Difilm yang berseting kota Ambon, Chicco tampil dengan total sebagai Sani Tawainella, mantan pesepakbola yang berjuang mati-matian untuk anak-anak sepak bola didikannya. Nggak sia-sia, akting Chicco berbuah manis dengan berhasil memboyong Piala Citra 2014 untuk Aktor Pemeran Utama Terbaik. Pada 2015, ia kembali membawa pulang titel Pemenang Pemeran Utama Pria Terfavorit dan Pemeran Utama Pria Terbaik dari Indonesian Movie Awards 2015. Salut!
Chicco menjadi karakter favorit di film adaptasi novel best-seller di Indonesia!
Kedalaman karakter dan akting Chicco terus diasah dengan bermain diberbagai film layar lebar Indonesia. Setahun setelah “Cahaya dari Timur”, Chicco diberikan kepercayaan untuk menjadi sosok Ben, barista nan complicated dari film adaptasi novel Dee yang berjudul “Filosofi Kopi”.

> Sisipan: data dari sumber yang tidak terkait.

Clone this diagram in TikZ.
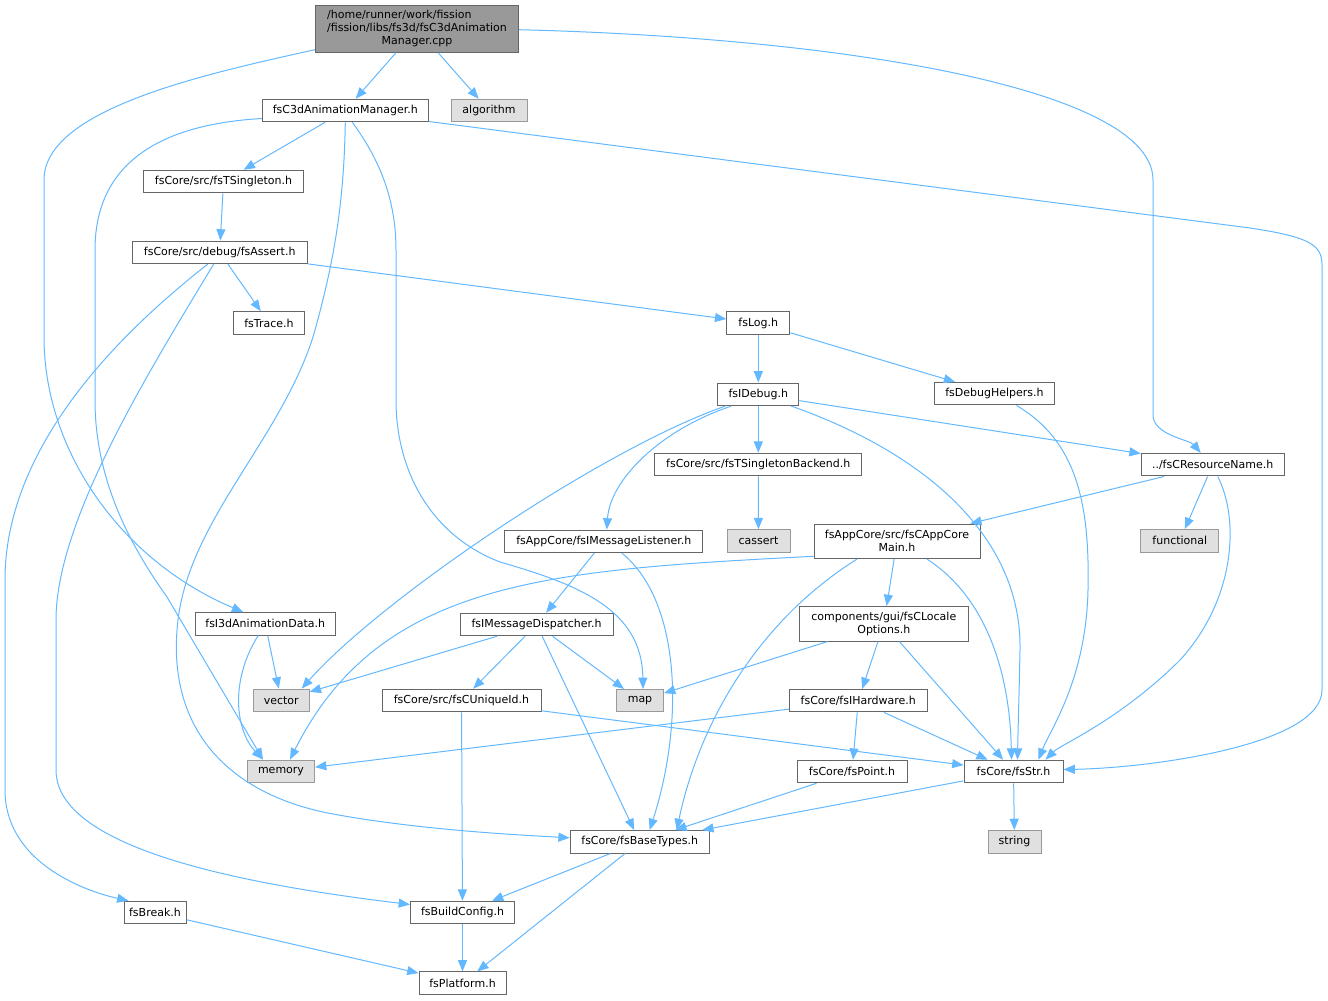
\documentclass[tikz,border=0pt]{standalone}
\usepackage{fontspec}
\setmainfont{DejaVu Sans}
\usetikzlibrary{arrows.meta,calc}
\definecolor{edgec}{HTML}{63B8FF}
\definecolor{bordc}{HTML}{666666}
\definecolor{extfill}{HTML}{E0E0E0}
\definecolor{extbord}{HTML}{999999}
\definecolor{mainfill}{HTML}{999999}
\tikzset{
  fbox/.style={draw=bordc, fill=white, line width=0.75pt, inner sep=0pt,
    minimum height=16.9pt, align=center,
    font=\fontsize{8.25pt}{9.75pt}\selectfont},
  extbox/.style={fbox, draw=extbord, fill=extfill},
  mainbox/.style={fbox, draw=bordc, fill=mainfill, minimum height=35.25pt},
  twoline/.style={minimum height=25.9pt},
  wd/.style={minimum width=#1*0.75pt},
  dep/.style={draw=edgec, line width=0.75pt, -{Triangle[length=8.5pt,width=6.75pt]}}
}
\begin{document}
\begin{tikzpicture}[x=0.75pt,y=-0.75pt]
\useasboundingbox (0,0) rectangle (1328,1000);
% nodes
\node[mainbox, wd=203] (main) at (417,28.7) {\begin{tabular}{@{}l@{}}/home/runner/work/fission\\/fission/libs/fs3d/fsC3dAnimation\\\multicolumn{1}{@{}c@{}}{Manager.cpp}\end{tabular}};
\node[fbox, wd=166] (c3d) at (345.3,110.5) {fsC3dAnimationManager.h};
\node[extbox, wd=76] (algo) at (489,110.5) {algorithm};
\node[fbox, wd=160] (tsing) at (223.5,181.5) {fsCore/src/fsTSingleton.h};
\node[fbox, wd=175] (assert) at (219.7,252.3) {fsCore/src/debug/fsAssert.h};
\node[fbox, wd=71] (trace) at (269,323) {fsTrace.h};
\node[fbox, wd=63] (log) at (758.3,323.2) {fsLog.h};
\node[fbox, wd=81] (idebug) at (758.3,394.3) {fsIDebug.h};
\node[fbox, wd=120] (dbgh) at (994.5,393.7) {fsDebugHelpers.h};
\node[fbox, wd=207] (backend) at (758.3,464.5) {fsCore/src/fsTSingletonBackend.h};
\node[fbox, wd=143] (resname) at (1212.7,464.7) {../fsCResourceName.h};
\node[extbox, wd=63] (cassert) at (758.5,541) {cassert};
\node[fbox, wd=198] (listener) at (603.8,541.3) {fsAppCore/fsIMessageListener.h};
\node[fbox, twoline, wd=166] (appmain) at (897,541.3) {fsAppCore/src/fsCAppCore\\Main.h};
\node[extbox, wd=78] (functional) at (1179.8,540.8) {functional};
\node[fbox, wd=140] (i3d) at (265.2,623.8) {fsI3dAnimationData.h};
\node[fbox, wd=153] (disp) at (536.6,624.5) {fsIMessageDispatcher.h};
\node[fbox, twoline, wd=169] (locale) at (883.8,623.8) {components/gui/fsCLocale\\Options.h};
\node[extbox, wd=56] (vector) at (281.2,700.3) {vector};
\node[extbox, wd=47] (map) at (640,700.7) {map};
\node[fbox, wd=159] (uid) at (461.5,700.5) {fsCore/src/fsCUniqueId.h};
\node[fbox, wd=138] (hw) at (858.3,700.7) {fsCore/fsIHardware.h};
\node[extbox, wd=67] (memory) at (281,771.3) {memory};
\node[fbox, wd=110] (point) at (852,771.5) {fsCore/fsPoint.h};
\node[fbox, wd=99] (str) at (1013.5,771.5) {fsCore/fsStr.h};
\node[fbox, wd=139] (base) at (639.7,841.8) {fsCore/fsBaseTypes.h};
\node[extbox, wd=53] (string) at (1014.5,841.8) {string};
\node[fbox, wd=62] (break) at (155,912.5) {fsBreak.h};
\node[fbox, wd=104] (build) at (462.5,912.5) {fsBuildConfig.h};
\node[fbox, wd=87] (platform) at (462.5,983.2) {fsPlatform.h};
% edges
\draw[dep] (main) -- (c3d);
\draw[dep] (main) -- (algo);
\draw[dep] ($(main.south west)+(0,-3)$) .. controls (200,75) and (44,110) .. (44,180) -- (44,337) .. controls (44,450) and (120,560) .. ($(i3d.north)+(-22,0)$);
\draw[dep] ($(main.east)+(0,1)$) .. controls (850,38) and (1153,90) .. (1153,180) -- (1153,415) .. controls (1153,435) and (1190,440) .. ($(resname.north)+(-12,0)$);
\draw[dep] (c3d) -- (tsing);
\draw[dep] ($(c3d.west)+(0,8)$) .. controls (150,125) and (95,170) .. (95,250) -- (95,400) .. controls (95,480) and (130,545) .. (167,597) -- ($(memory.north)+(-18,0)$);
\draw[dep] (c3d.south) .. controls (344,200) and (335,260) .. (313,337) .. controls (280,440) and (190,520) .. (178,620) .. controls (165,730) and (230,795) .. (333,814) .. controls (420,830) and (520,835) .. ($(base.west)+(0,-4)$);
\draw[dep] ($(c3d.south)+(7,0)$) .. controls (380,160) and (396,200) .. (396,250) -- (396,400) .. controls (396,470) and (430,535) .. (500,562) .. controls (580,585) and (642,610) .. ($(map.north)+(3,0)$);
\draw[dep] ($(c3d.east)+(0,11)$) -- (1250,228) .. controls (1310,237) and (1322,245) .. (1322,265) -- (1322,690) .. controls (1322,745) and (1150,768) .. ($(str.east)+(0,-2)$);
\draw[dep] (tsing) -- (assert);
\draw[dep] (assert) -- (trace);
\draw[dep] (assert) -- (log);
\draw[dep] ($(assert.south)+(-12,0)$) .. controls (150,310) and (5,430) .. (5,580) -- (5,790) .. controls (5,860) and (80,890) .. ($(break.north west)+(5,0)$);
\draw[dep] ($(assert.south)+(-6,0)$) .. controls (150,370) and (56,520) .. (56,620) -- (56,770) .. controls (56,850) and (250,885) .. ($(build.west)+(0,-8)$);
\draw[dep] (log) -- (idebug);
\draw[dep] (log) -- (dbgh);
\draw[dep] (idebug) -- (backend);
\draw[dep] (idebug) -- (resname);
\draw[dep] ($(idebug.south east)+(-8,0)$) .. controls (930,455) and (1022,540) .. (1020,650) .. controls (1019,700) and (1018,730) .. ($(str.north)+(4,0)$);
\draw[dep] ($(idebug.south west)+(8,0)$) .. controls (600,450) and (380,600) .. ($(vector.north east)+(-8,0)$);
\draw[dep] ($(idebug.south west)+(14,0)$) .. controls (660,430) and (610,480) .. ($(listener.north)+(3,0)$);
\draw[dep] ($(dbgh.south)+(22,0)$) .. controls (1075,440) and (1090,500) .. (1088,590) .. controls (1086,680) and (1050,730) .. ($(str.north east)+(-25,0)$);
\draw[dep] (backend) -- (cassert);
\draw[dep] (resname) -- (appmain);
\draw[dep] (resname) -- (functional);
\draw[dep] ($(resname.south)+(5,0)$) .. controls (1240,520) and (1235,600) .. (1180,660) .. controls (1120,720) and (1060,745) .. ($(str.north east)+(-18,0)$);
\draw[dep] (listener) -- (disp);
\draw[dep] ($(listener.south)+(18,0)$) .. controls (680,600) and (685,720) .. ($(base.north)+(10,0)$);
\draw[dep] ($(appmain.west)+(0,15)$) .. controls (550,570) and (380,580) .. ($(memory.north)+(9,0)$);
\draw[dep] ($(appmain.south)+(-40,0)$) .. controls (760,620) and (700,720) .. ($(base.north)+(37,0)$);
\draw[dep] (appmain) -- (locale);
\draw[dep] ($(appmain.south)+(30,0)$) .. controls (990,600) and (1010,680) .. ($(str.north)+(-2,0)$);
\draw[dep] (i3d) -- (vector);
\draw[dep] ($(i3d.south)+(-7,0)$) .. controls (230,680) and (235,730) .. ($(memory.north)+(-18,0)$);
\draw[dep] (disp) -- (vector);
\draw[dep] (disp) -- (map);
\draw[dep] (disp) -- (uid);
\draw[dep] (disp) -- (base);
\draw[dep] (locale) -- (map);
\draw[dep] (locale) -- (hw);
\draw[dep] (locale) -- (str);
\draw[dep] (uid) -- (build);
\draw[dep] (uid) -- (str);
\draw[dep] (hw) -- (memory);
\draw[dep] (hw) -- (point);
\draw[dep] (hw) -- (str);
\draw[dep] (point) -- (base);
\draw[dep] (str) -- (base);
\draw[dep] (str) -- (string);
\draw[dep] (base) -- (build);
\draw[dep] (base) -- (platform);
\draw[dep] (build) -- (platform);
\draw[dep] (break) -- (platform);
\end{tikzpicture}
\end{document}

Akting yang ciamik, ditambah perawakan yang benar-benar pas dengan karakter Ben di novel, film ini tentu saja booming di pasaran. Di tahun yang sama, Chicco juga kembali membintangi film adaptasi novel berjudul “Negeri Van Oranje” yang berseting di Belanda. Di sini, Chicco beradu akting dengan aktris Tatjana Saphira dan Arifin Putra.
Produktif di tahun 2016, bintangi 4 judul film
Seakan ingin melampaui prestasi di 2015 dengan dua judul film, maka di 2016 Chicco terpacu semakin lebih produktif. Terhitung, ia membintangi 4 judul film di tahun 2016. Mulai dari “Surat dari Praha”, di mana ia kembali bertemu dengan Julie Estelle dan Rio Dewanto; kemudian “Aach… Aku Jatuh Cinta!” dengan Pevita Pearce; dan dua judul filmnya yang lain adalah “A Copy of My Mind” dan “Surat Cinta untuk Kartini”. Hebatnya, keempat film ini hits dan laris dipasaran.
Perjalanan Chicco di industri tanah air hiburan tentunya masih panjang. Kesuksesan Chicco di 15 tahun perjalanan karirnya tentulah bukan sesuatu yang instan, ya. Jika dikulik lebih dalam, pasti deh Chicco juga mengalami jatuh bangun yang dialami dan menjadikannya lebih hebat. Kamu pun, jika setekun Chicco pasti bisa kok menjadi aktor Indonesia yang sukses! Tertarik mencoba?